_STATED GOAL_:
Retype the opening lines of the listing below, ending with the line that contains "const inspectorValues = [18.75, 47.92, 25, 8.33];", and leave out any pictures.

_DATASET CONTENT_:
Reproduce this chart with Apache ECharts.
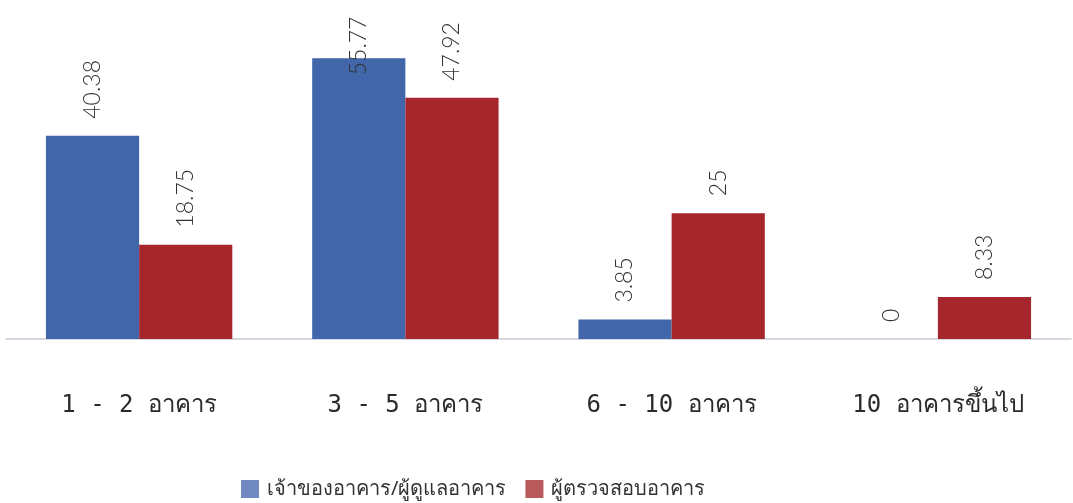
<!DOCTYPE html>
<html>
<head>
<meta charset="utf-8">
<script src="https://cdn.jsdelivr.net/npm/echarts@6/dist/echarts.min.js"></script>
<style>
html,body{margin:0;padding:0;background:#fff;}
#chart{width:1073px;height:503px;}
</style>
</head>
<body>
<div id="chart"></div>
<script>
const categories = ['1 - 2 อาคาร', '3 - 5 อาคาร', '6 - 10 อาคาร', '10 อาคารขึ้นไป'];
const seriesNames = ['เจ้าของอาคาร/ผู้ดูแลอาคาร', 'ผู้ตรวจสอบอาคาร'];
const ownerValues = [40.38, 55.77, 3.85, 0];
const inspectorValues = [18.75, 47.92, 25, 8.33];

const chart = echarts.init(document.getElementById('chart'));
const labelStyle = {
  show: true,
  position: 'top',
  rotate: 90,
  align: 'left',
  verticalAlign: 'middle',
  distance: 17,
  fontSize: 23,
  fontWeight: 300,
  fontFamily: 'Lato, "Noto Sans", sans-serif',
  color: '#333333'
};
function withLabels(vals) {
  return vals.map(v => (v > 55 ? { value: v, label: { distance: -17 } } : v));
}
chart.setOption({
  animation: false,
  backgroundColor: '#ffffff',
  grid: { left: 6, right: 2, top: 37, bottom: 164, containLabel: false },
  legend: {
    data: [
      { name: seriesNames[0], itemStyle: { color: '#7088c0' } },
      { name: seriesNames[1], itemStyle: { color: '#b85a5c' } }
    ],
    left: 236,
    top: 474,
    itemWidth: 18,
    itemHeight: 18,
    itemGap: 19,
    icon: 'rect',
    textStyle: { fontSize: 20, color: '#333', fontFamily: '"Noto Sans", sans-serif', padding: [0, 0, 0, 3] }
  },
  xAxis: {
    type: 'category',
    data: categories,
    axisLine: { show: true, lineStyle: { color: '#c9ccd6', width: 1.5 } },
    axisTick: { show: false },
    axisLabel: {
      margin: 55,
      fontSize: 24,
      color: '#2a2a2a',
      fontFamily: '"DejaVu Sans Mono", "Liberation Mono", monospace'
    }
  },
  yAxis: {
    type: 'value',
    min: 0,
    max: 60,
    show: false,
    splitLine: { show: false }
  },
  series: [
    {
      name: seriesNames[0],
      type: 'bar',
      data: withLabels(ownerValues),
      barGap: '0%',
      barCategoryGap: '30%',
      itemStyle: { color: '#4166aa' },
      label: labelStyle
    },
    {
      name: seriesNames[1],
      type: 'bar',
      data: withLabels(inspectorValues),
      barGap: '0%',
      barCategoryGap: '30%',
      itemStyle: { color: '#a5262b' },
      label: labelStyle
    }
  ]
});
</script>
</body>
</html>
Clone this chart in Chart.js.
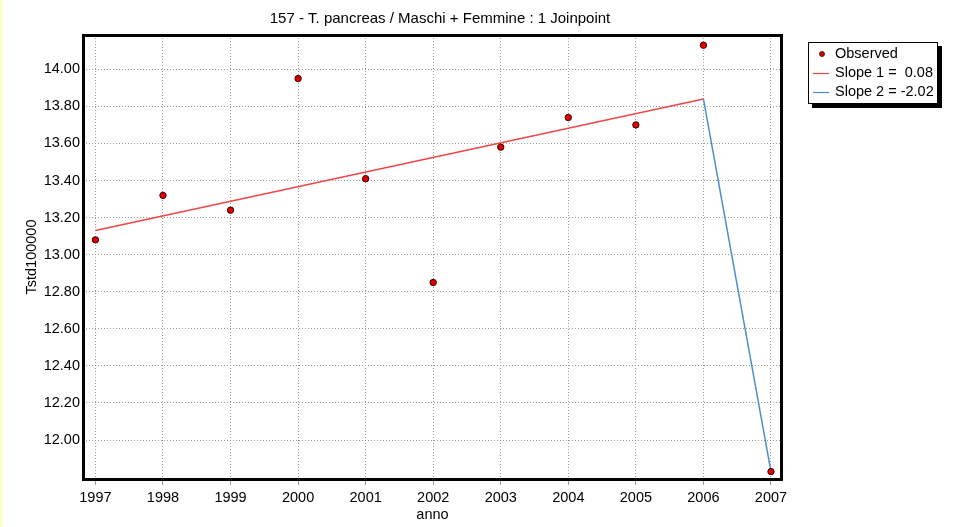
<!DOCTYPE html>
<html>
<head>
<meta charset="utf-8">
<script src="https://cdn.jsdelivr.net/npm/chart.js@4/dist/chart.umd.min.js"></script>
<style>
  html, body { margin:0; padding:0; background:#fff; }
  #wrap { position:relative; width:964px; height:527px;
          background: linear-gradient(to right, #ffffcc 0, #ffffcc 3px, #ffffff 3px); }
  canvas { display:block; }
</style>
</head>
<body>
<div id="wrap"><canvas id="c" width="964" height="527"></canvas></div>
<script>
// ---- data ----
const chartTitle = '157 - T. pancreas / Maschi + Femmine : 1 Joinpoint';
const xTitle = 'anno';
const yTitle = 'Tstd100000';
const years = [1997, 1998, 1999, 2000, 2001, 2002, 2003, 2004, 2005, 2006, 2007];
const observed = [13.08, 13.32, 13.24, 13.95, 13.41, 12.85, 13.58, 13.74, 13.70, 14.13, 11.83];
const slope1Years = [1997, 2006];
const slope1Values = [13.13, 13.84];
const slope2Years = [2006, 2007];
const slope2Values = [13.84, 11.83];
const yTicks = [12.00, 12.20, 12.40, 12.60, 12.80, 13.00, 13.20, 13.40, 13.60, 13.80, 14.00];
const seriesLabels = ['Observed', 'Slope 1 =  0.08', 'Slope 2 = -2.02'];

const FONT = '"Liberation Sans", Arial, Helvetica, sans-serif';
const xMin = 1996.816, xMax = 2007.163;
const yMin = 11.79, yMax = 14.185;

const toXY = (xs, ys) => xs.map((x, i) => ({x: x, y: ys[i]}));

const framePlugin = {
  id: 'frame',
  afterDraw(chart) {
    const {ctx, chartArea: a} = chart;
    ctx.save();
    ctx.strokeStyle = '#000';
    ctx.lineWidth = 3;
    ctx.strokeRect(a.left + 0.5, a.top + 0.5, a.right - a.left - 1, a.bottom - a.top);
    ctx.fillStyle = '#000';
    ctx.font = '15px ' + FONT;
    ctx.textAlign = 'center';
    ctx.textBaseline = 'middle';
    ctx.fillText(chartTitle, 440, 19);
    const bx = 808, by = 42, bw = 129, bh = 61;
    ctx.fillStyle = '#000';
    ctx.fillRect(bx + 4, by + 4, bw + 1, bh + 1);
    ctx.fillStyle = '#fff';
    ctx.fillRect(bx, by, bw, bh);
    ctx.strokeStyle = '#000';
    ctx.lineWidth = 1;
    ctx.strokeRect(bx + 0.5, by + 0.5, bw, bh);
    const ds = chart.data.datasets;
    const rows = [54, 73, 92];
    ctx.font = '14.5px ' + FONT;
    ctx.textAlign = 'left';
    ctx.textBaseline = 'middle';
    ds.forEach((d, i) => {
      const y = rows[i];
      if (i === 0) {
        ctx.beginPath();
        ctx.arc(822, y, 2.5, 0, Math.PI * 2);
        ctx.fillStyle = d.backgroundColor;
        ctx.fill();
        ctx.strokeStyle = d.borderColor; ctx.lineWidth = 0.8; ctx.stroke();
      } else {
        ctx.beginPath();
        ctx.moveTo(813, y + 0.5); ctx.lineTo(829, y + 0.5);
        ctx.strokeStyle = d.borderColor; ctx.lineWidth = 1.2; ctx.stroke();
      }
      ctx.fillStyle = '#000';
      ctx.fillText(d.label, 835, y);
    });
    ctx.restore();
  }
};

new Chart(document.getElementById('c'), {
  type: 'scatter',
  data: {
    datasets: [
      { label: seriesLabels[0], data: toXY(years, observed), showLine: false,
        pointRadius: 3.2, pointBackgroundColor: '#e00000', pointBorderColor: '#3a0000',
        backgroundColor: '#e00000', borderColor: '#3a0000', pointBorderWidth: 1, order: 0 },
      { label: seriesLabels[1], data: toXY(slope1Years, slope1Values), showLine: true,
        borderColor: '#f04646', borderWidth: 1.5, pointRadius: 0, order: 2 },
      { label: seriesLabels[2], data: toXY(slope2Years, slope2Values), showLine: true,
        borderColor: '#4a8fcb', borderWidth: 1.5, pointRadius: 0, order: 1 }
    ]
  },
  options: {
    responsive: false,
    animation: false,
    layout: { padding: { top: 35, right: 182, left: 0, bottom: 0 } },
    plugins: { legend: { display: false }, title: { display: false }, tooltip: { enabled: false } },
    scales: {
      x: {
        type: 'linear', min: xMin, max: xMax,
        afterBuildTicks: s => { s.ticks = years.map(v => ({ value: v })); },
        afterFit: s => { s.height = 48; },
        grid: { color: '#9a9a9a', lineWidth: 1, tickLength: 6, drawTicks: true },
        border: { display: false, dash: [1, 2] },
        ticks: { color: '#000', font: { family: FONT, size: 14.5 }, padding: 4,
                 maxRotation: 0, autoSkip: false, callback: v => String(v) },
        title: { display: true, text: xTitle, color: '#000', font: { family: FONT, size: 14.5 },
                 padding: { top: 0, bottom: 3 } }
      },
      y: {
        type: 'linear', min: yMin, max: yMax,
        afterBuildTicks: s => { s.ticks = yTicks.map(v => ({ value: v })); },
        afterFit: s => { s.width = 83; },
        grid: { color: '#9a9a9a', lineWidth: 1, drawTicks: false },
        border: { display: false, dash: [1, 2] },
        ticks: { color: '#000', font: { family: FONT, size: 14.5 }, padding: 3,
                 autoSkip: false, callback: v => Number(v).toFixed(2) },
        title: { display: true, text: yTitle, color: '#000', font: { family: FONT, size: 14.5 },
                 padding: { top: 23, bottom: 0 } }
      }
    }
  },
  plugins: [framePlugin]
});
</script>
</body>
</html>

_ANSWER_:
Reproduce this chart with Apache ECharts.
<!DOCTYPE html>
<html>
<head>
<meta charset="utf-8">
<script src="https://cdn.jsdelivr.net/npm/echarts@6/dist/echarts.min.js"></script>
<style>
html,body{margin:0;padding:0;background:#fff;}
#chart{width:1073px;height:503px;}
</style>
</head>
<body>
<div id="chart"></div>
<script>
const categories = ['1 - 2 อาคาร', '3 - 5 อาคาร', '6 - 10 อาคาร', '10 อาคารขึ้นไป'];
const seriesNames = ['เจ้าของอาคาร/ผู้ดูแลอาคาร', 'ผู้ตรวจสอบอาคาร'];
const ownerValues = [40.38, 55.77, 3.85, 0];
const inspectorValues = [18.75, 47.92, 25, 8.33];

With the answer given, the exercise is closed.